* [What is asked] Begin with the first line and repeat exactly through the line containing "1.90,1.92,1.94,1.96,1.98,2.00];"; leave every image out.

* [Data extract]

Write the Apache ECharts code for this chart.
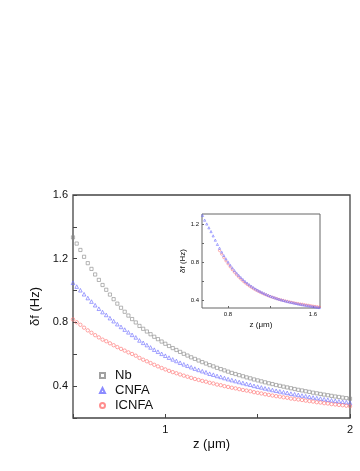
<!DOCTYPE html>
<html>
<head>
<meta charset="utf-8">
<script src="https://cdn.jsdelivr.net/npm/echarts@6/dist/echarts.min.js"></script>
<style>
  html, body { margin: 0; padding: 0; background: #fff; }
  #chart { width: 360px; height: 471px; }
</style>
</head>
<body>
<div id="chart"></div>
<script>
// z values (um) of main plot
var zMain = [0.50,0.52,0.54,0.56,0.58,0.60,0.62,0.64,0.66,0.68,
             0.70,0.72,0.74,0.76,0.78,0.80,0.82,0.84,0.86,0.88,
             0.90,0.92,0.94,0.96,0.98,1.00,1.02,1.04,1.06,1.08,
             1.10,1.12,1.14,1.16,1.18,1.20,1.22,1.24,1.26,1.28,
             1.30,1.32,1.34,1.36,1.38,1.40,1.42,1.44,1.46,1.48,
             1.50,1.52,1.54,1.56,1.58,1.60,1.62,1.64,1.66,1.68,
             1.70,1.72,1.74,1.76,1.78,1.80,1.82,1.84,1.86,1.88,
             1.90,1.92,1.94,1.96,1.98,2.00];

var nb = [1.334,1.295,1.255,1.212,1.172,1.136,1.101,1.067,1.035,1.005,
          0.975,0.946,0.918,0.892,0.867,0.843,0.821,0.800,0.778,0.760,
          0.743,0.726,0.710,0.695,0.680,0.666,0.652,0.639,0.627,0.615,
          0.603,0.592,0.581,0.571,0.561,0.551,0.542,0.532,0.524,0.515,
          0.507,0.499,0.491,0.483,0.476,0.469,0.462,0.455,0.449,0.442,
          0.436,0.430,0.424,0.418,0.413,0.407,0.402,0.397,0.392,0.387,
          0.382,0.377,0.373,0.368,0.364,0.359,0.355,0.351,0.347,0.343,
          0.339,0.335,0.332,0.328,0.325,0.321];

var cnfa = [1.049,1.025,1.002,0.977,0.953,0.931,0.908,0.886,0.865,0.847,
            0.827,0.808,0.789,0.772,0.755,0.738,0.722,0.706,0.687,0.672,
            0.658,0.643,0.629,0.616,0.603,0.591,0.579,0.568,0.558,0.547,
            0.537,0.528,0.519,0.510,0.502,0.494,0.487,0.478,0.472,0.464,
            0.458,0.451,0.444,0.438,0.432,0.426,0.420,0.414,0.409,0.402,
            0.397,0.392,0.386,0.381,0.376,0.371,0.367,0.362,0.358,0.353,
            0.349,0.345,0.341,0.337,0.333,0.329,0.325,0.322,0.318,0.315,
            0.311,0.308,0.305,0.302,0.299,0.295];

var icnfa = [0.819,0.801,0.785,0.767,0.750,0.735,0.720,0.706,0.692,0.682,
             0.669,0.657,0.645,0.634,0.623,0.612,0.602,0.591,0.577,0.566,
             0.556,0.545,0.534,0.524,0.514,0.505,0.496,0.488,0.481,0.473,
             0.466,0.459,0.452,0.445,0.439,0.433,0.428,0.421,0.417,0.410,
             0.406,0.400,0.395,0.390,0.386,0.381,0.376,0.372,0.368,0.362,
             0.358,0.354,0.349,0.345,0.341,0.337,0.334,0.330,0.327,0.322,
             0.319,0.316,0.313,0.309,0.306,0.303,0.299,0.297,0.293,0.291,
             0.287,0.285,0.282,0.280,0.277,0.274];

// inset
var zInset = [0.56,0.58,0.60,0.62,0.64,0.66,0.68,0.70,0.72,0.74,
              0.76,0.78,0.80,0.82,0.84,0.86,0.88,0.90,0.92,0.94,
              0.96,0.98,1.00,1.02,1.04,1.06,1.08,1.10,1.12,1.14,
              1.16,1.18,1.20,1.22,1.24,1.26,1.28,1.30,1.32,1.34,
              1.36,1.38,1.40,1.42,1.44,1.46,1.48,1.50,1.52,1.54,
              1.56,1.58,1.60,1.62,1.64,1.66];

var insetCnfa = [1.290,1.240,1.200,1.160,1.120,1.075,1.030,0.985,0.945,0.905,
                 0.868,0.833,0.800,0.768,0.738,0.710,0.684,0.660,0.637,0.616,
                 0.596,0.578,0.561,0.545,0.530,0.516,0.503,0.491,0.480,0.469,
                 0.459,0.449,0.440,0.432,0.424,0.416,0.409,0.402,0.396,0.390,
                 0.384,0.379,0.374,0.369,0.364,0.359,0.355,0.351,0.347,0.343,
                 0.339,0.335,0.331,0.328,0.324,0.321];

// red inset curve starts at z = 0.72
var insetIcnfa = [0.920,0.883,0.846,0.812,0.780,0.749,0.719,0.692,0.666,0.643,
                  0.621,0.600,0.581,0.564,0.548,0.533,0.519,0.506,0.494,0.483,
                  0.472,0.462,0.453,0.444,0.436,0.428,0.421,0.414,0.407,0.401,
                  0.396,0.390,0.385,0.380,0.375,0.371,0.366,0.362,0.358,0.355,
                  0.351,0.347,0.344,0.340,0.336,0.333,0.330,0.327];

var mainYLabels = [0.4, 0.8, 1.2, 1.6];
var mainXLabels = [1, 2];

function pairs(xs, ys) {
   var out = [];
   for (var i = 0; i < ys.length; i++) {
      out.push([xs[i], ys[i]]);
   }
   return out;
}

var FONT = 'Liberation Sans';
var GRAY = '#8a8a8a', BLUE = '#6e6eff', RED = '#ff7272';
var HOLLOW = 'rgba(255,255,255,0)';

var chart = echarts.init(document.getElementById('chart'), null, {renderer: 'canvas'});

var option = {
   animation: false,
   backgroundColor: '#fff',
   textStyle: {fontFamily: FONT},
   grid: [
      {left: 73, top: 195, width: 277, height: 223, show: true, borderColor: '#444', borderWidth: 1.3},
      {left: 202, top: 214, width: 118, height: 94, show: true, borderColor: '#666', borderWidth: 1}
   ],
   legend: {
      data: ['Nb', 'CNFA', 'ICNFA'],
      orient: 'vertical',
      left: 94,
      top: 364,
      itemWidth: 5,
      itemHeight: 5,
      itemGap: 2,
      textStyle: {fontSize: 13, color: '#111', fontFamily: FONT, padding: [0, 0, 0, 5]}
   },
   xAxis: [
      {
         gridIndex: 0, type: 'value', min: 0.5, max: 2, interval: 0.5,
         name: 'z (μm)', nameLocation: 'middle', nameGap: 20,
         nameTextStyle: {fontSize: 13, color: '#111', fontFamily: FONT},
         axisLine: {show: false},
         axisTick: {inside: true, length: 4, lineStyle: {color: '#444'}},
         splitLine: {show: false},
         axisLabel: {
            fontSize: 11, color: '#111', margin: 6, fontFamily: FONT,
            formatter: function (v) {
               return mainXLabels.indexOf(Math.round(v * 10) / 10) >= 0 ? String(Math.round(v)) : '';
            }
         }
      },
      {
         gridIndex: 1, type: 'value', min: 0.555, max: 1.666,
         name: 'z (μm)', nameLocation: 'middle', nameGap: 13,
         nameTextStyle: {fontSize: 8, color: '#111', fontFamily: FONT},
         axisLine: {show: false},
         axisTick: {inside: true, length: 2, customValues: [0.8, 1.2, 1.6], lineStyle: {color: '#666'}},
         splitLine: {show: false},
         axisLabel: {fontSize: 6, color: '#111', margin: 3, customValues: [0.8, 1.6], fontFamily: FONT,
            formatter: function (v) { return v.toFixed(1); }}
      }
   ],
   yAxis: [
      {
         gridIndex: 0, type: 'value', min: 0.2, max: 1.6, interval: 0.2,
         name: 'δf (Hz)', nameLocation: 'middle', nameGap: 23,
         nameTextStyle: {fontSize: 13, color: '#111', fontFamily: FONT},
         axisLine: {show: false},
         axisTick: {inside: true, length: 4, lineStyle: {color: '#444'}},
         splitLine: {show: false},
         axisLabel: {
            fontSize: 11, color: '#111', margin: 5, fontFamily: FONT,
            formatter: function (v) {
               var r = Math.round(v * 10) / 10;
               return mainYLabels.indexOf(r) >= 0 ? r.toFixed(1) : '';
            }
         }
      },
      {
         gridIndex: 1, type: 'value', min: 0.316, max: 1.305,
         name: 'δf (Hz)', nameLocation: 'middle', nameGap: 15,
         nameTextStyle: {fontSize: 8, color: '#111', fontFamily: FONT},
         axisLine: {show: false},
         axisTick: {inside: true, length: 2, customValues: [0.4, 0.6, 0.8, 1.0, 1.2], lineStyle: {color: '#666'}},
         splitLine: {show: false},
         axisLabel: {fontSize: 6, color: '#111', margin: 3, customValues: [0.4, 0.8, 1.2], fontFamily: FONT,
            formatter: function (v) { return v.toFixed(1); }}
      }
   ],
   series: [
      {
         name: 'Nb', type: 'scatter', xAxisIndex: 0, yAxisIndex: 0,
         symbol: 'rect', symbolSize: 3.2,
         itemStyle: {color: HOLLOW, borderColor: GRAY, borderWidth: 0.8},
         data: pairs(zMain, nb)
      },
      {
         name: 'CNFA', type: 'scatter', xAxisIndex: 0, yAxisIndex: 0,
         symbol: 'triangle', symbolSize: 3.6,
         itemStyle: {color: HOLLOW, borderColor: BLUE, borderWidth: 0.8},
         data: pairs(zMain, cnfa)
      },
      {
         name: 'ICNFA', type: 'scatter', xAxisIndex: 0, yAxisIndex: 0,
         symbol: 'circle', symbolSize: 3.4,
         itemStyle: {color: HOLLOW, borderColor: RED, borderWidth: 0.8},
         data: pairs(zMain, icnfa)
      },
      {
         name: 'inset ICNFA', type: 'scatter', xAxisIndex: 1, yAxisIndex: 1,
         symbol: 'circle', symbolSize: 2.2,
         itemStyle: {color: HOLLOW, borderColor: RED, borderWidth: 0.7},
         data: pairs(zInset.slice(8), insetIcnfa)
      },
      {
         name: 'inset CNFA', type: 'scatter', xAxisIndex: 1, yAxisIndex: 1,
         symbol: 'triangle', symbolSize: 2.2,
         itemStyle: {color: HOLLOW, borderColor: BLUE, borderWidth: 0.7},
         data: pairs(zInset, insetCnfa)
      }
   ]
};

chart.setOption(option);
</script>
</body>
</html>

* [Complete response]
Write the Apache ECharts code for this chart.
<!DOCTYPE html>
<html>
<head>
<meta charset="utf-8">
<script src="https://cdn.jsdelivr.net/npm/echarts@6/dist/echarts.min.js"></script>
<style>
  html, body { margin: 0; padding: 0; background: #fff; }
  #chart { width: 360px; height: 471px; }
</style>
</head>
<body>
<div id="chart"></div>
<script>
// z values (um) of main plot
var zMain = [0.50,0.52,0.54,0.56,0.58,0.60,0.62,0.64,0.66,0.68,
             0.70,0.72,0.74,0.76,0.78,0.80,0.82,0.84,0.86,0.88,
             0.90,0.92,0.94,0.96,0.98,1.00,1.02,1.04,1.06,1.08,
             1.10,1.12,1.14,1.16,1.18,1.20,1.22,1.24,1.26,1.28,
             1.30,1.32,1.34,1.36,1.38,1.40,1.42,1.44,1.46,1.48,
             1.50,1.52,1.54,1.56,1.58,1.60,1.62,1.64,1.66,1.68,
             1.70,1.72,1.74,1.76,1.78,1.80,1.82,1.84,1.86,1.88,
             1.90,1.92,1.94,1.96,1.98,2.00];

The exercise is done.